Neuroscience research shows that dopamine spikes not at the reward, but at the anticipation of reward. The moment before you see the next profile — that micro-second of possibility — is the addictive moment. The actual profile is almost irrelevant.

This means the app's most engaging feature is the *transition between profiles*, not the profiles themselves. You're addicted to the mechanism, not the people.

The Infinite Scroll Problem

There's no natural stopping point. No "you've seen all the profiles in your area" message. The feed is engineered to be endless, removing every friction point that might cause you to put the phone down.

The Emptiness Equation

High Volume, Low Quality

The average dating app user swipes on 100+ profiles per day. That's 100 snap judgments about human beings, each lasting less than a second. This volume makes each individual feel disposable — because in the context of the app, they are.

The Dehumanization Effect

When people become cards in a deck, empathy decreases. Research from the University of North Texas found that heavy dating app users showed lower levels of empathy and higher levels of objectification compared to non-users.

Post-Session Regret

Studies consistently find that dating app sessions leave users feeling worse about themselves and their prospects. It's the digital equivalent of eating an entire bag of chips — momentarily satisfying, ultimately empty.

Breaking the Loop

1. Recognize the Design

Once you see the slot machine mechanics, you can't unsee them. Awareness is the first defense against manipulation.

2. Set Intentional Limits

Use screen time tools to cap your usage. When you do open the app, have a goal: "I will thoughtfully review 10 profiles" instead of mindless swiping.
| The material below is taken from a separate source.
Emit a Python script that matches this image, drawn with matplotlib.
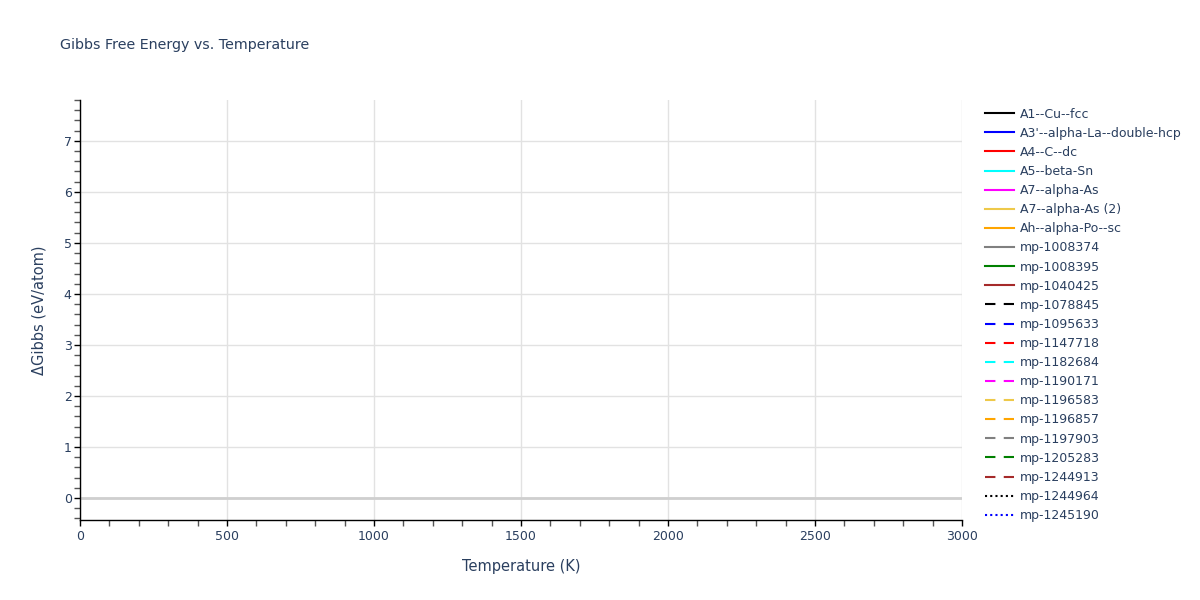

3. Choose Depth Over Volume

Platforms that limit your daily interactions force intentionality. When you can't swipe 500 times, each interaction carries more weight.

4. Switch to Voice-First

Voice-first platforms eliminate the swipe entirely. Instead of judging a photo in 0.3 seconds, you listen to someone's voice for 30 seconds. The pace slows, the depth increases, and the addiction loop breaks.

WhatsLove replaces swiping with listening — because real attraction can't be reduced to a left or right gesture.

Frequently asked questions

Why is swiping so addictive?

It's a variable-reward schedule, the same loop slot machines and social media use. Unpredictable matches release dopamine, which trains your brain to keep swiping even when you don't enjoy it.

Is dating app addiction real?

Compulsive dating-app use is discussed in the research literature on behavioural addiction. Common signs include compulsive opening, loss of time awareness, and frustration when the app isn't available.

Why do matches feel meaningless?

Because the swipe is decoupled from any commitment to talk. You collect matches the way you collect notifications — easy to acquire, easy to ignore.

How can I stop compulsive swiping?

Delete the app and switch to a platform with daily limits and voice-first interaction. The friction of recording a voice message naturally slows the loop.